[Written request]
Copy the data exactly as it appears, and do not include any pictures.

[Start Data segment]

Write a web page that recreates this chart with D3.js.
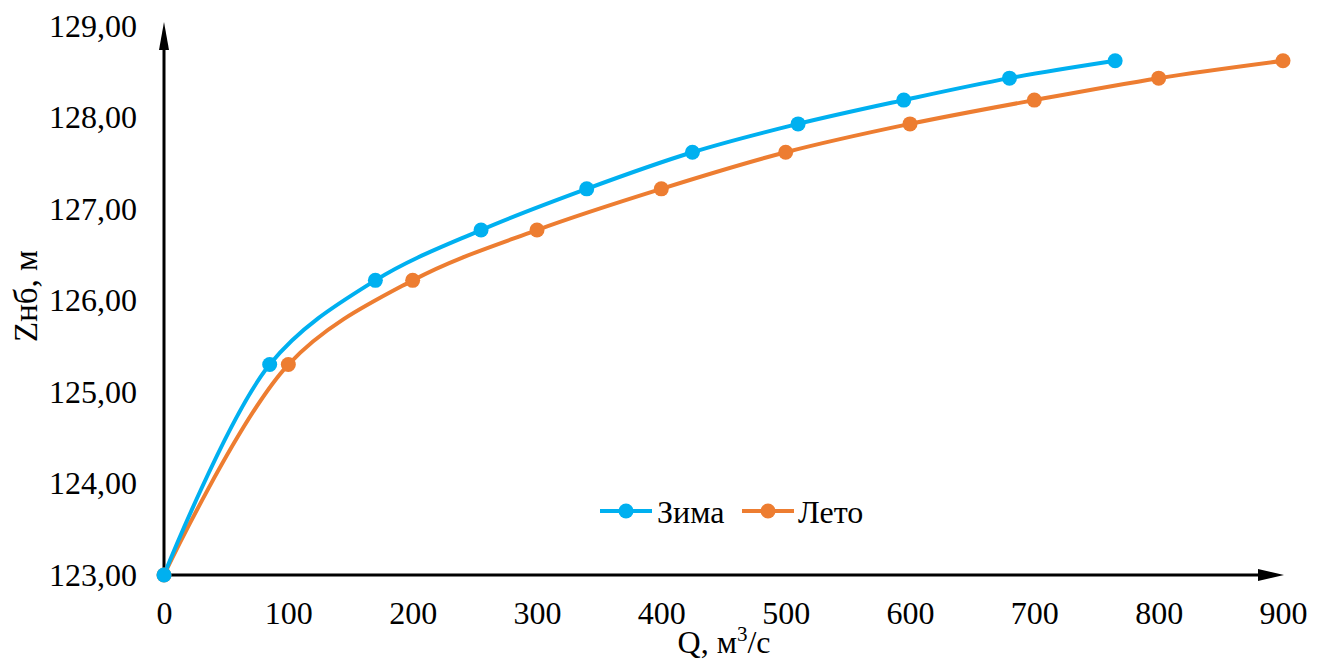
<!DOCTYPE html>
<html><head><meta charset="utf-8">
<script src="https://cdn.jsdelivr.net/npm/d3@7"></script>
<style>body{margin:0;background:#fff}</style>
</head><body><svg id="c" width="1326" height="662" font-family="Liberation Serif"></svg>
<script>
const qSummer = [0,100,200,300,400,500,600,700,800,900];
const qWinter = [0,85,170,255,340,425,510,595,680,765];
const zLevels = [123.00,125.30,126.22,126.77,127.22,127.62,127.93,128.19,128.43,128.62];
const xTicks = [0,100,200,300,400,500,600,700,800,900];
const yTicks = [123,124,125,126,127,128,129];
const seriesNames = ["Зима","Лето"];
const colors = ["#00B0F0","#ED7D31"];
const FONT = "Liberation Serif";

const svg = d3.select("#c");
const x = d3.scaleLinear().domain([0,900]).range([164,1283]);
const y = d3.scaleLinear().domain([123,129]).range([575,26]);
const fmt = v => v.toFixed(2).replace(".", ",");

svg.append("line").attr("x1",x(0)).attr("y1",y(123)).attr("x2",1270).attr("y2",y(123))
  .attr("stroke","#000").attr("stroke-width",3);
svg.append("path").attr("d",`M1258,${y(123)-6} L1284,${y(123)} L1258,${y(123)+6} z`).attr("fill","#000");
svg.append("line").attr("x1",x(0)).attr("y1",y(123)).attr("x2",x(0)).attr("y2",40)
  .attr("stroke","#000").attr("stroke-width",3);
svg.append("path").attr("d",`M${x(0)-5},50 L${x(0)},22 L${x(0)+5},50 z`).attr("fill","#000");

const xAxis = svg.append("g").attr("transform",`translate(0,${y(123)})`)
  .call(d3.axisBottom(x).tickValues(xTicks).tickSize(0).tickPadding(26).tickFormat(d3.format("d")));
xAxis.attr("font-family",FONT).attr("font-size",32);
xAxis.select(".domain").remove();
xAxis.selectAll("text").attr("fill","#000");

const yAxis = svg.append("g").attr("transform",`translate(${x(0)},0)`)
  .call(d3.axisLeft(y).tickValues(yTicks).tickSize(0).tickPadding(27).tickFormat(fmt));
yAxis.attr("font-family",FONT).attr("font-size",32);
yAxis.select(".domain").remove();
yAxis.selectAll("text").attr("fill","#000");

svg.append("text").attr("transform","translate(37,296) rotate(-90)").attr("text-anchor","middle")
  .attr("font-family",FONT).attr("font-size",33).text("Zнб, м");
const xl = svg.append("text").attr("x",724).attr("y",653).attr("text-anchor","middle")
  .attr("font-family",FONT).attr("font-size",32);
xl.append("tspan").text("Q, м");
xl.append("tspan").attr("font-size",21).attr("dy",-12).text("3");
xl.append("tspan").attr("dy",12).text("/с");

const line = d3.line().curve(d3.curveCatmullRom.alpha(0.5));
const data = [qWinter.map((q,i)=>[x(q),y(zLevels[i])]), qSummer.map((q,i)=>[x(q),y(zLevels[i])])];
[1,0].forEach(s=>{
  svg.append("path").attr("d",line(data[s])).attr("fill","none").attr("stroke",colors[s]).attr("stroke-width",4);
});
[1,0].forEach(s=>{
  svg.append("g").selectAll("circle").data(data[s]).join("circle")
    .attr("cx",d=>d[0]).attr("cy",d=>d[1]).attr("r",7.5).attr("fill",colors[s]);
});

const lg = [[600,657],[742,798]];
seriesNames.forEach((n,i)=>{
  const g = svg.append("g");
  g.append("line").attr("x1",lg[i][0]).attr("x2",lg[i][0]+52).attr("y1",511).attr("y2",511)
    .attr("stroke",colors[i]).attr("stroke-width",4);
  g.append("circle").attr("cx",lg[i][0]+26).attr("cy",511).attr("r",7.5).attr("fill",colors[i]);
  g.append("text").attr("x",lg[i][1]).attr("y",523).attr("font-family",FONT).attr("font-size",32).text(n);
});
</script></body></html>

[End Data segment]

[Solution to the exercise]
Write a web page that recreates this chart with D3.js.
<!DOCTYPE html>
<html><head><meta charset="utf-8">
<script src="https://cdn.jsdelivr.net/npm/d3@7"></script>
<style>body{margin:0;background:#fff}</style>
</head><body><svg id="c" width="1326" height="662" font-family="Liberation Serif"></svg>
<script>
const qSummer = [0,100,200,300,400,500,600,700,800,900];
const qWinter = [0,85,170,255,340,425,510,595,680,765];
const zLevels = [123.00,125.30,126.22,126.77,127.22,127.62,127.93,128.19,128.43,128.62];
const xTicks = [0,100,200,300,400,500,600,700,800,900];
const yTicks = [123,124,125,126,127,128,129];
const seriesNames = ["Зима","Лето"];
const colors = ["#00B0F0","#ED7D31"];
const FONT = "Liberation Serif";

const svg = d3.select("#c");
const x = d3.scaleLinear().domain([0,900]).range([164,1283]);
const y = d3.scaleLinear().domain([123,129]).range([575,26]);
const fmt = v => v.toFixed(2).replace(".", ",");

svg.append("line").attr("x1",x(0)).attr("y1",y(123)).attr("x2",1270).attr("y2",y(123))
  .attr("stroke","#000").attr("stroke-width",3);
svg.append("path").attr("d",`M1258,${y(123)-6} L1284,${y(123)} L1258,${y(123)+6} z`).attr("fill","#000");
svg.append("line").attr("x1",x(0)).attr("y1",y(123)).attr("x2",x(0)).attr("y2",40)
  .attr("stroke","#000").attr("stroke-width",3);
svg.append("path").attr("d",`M${x(0)-5},50 L${x(0)},22 L${x(0)+5},50 z`).attr("fill","#000");

const xAxis = svg.append("g").attr("transform",`translate(0,${y(123)})`)
  .call(d3.axisBottom(x).tickValues(xTicks).tickSize(0).tickPadding(26).tickFormat(d3.format("d")));
xAxis.attr("font-family",FONT).attr("font-size",32);
xAxis.select(".domain").remove();
xAxis.selectAll("text").attr("fill","#000");

const yAxis = svg.append("g").attr("transform",`translate(${x(0)},0)`)
  .call(d3.axisLeft(y).tickValues(yTicks).tickSize(0).tickPadding(27).tickFormat(fmt));
yAxis.attr("font-family",FONT).attr("font-size",32);
yAxis.select(".domain").remove();
yAxis.selectAll("text").attr("fill","#000");

svg.append("text").attr("transform","translate(37,296) rotate(-90)").attr("text-anchor","middle")
  .attr("font-family",FONT).attr("font-size",33).text("Zнб, м");
const xl = svg.append("text").attr("x",724).attr("y",653).attr("text-anchor","middle")
  .attr("font-family",FONT).attr("font-size",32);
xl.append("tspan").text("Q, м");
xl.append("tspan").attr("font-size",21).attr("dy",-12).text("3");
xl.append("tspan").attr("dy",12).text("/с");

const line = d3.line().curve(d3.curveCatmullRom.alpha(0.5));
const data = [qWinter.map((q,i)=>[x(q),y(zLevels[i])]), qSummer.map((q,i)=>[x(q),y(zLevels[i])])];
[1,0].forEach(s=>{
  svg.append("path").attr("d",line(data[s])).attr("fill","none").attr("stroke",colors[s]).attr("stroke-width",4);
});
[1,0].forEach(s=>{
  svg.append("g").selectAll("circle").data(data[s]).join("circle")
    .attr("cx",d=>d[0]).attr("cy",d=>d[1]).attr("r",7.5).attr("fill",colors[s]);
});

const lg = [[600,657],[742,798]];
seriesNames.forEach((n,i)=>{
  const g = svg.append("g");
  g.append("line").attr("x1",lg[i][0]).attr("x2",lg[i][0]+52).attr("y1",511).attr("y2",511)
    .attr("stroke",colors[i]).attr("stroke-width",4);
  g.append("circle").attr("cx",lg[i][0]+26).attr("cy",511).attr("r",7.5).attr("fill",colors[i]);
  g.append("text").attr("x",lg[i][1]).attr("y",523).attr("font-family",FONT).attr("font-size",32).text(n);
});
</script></body></html>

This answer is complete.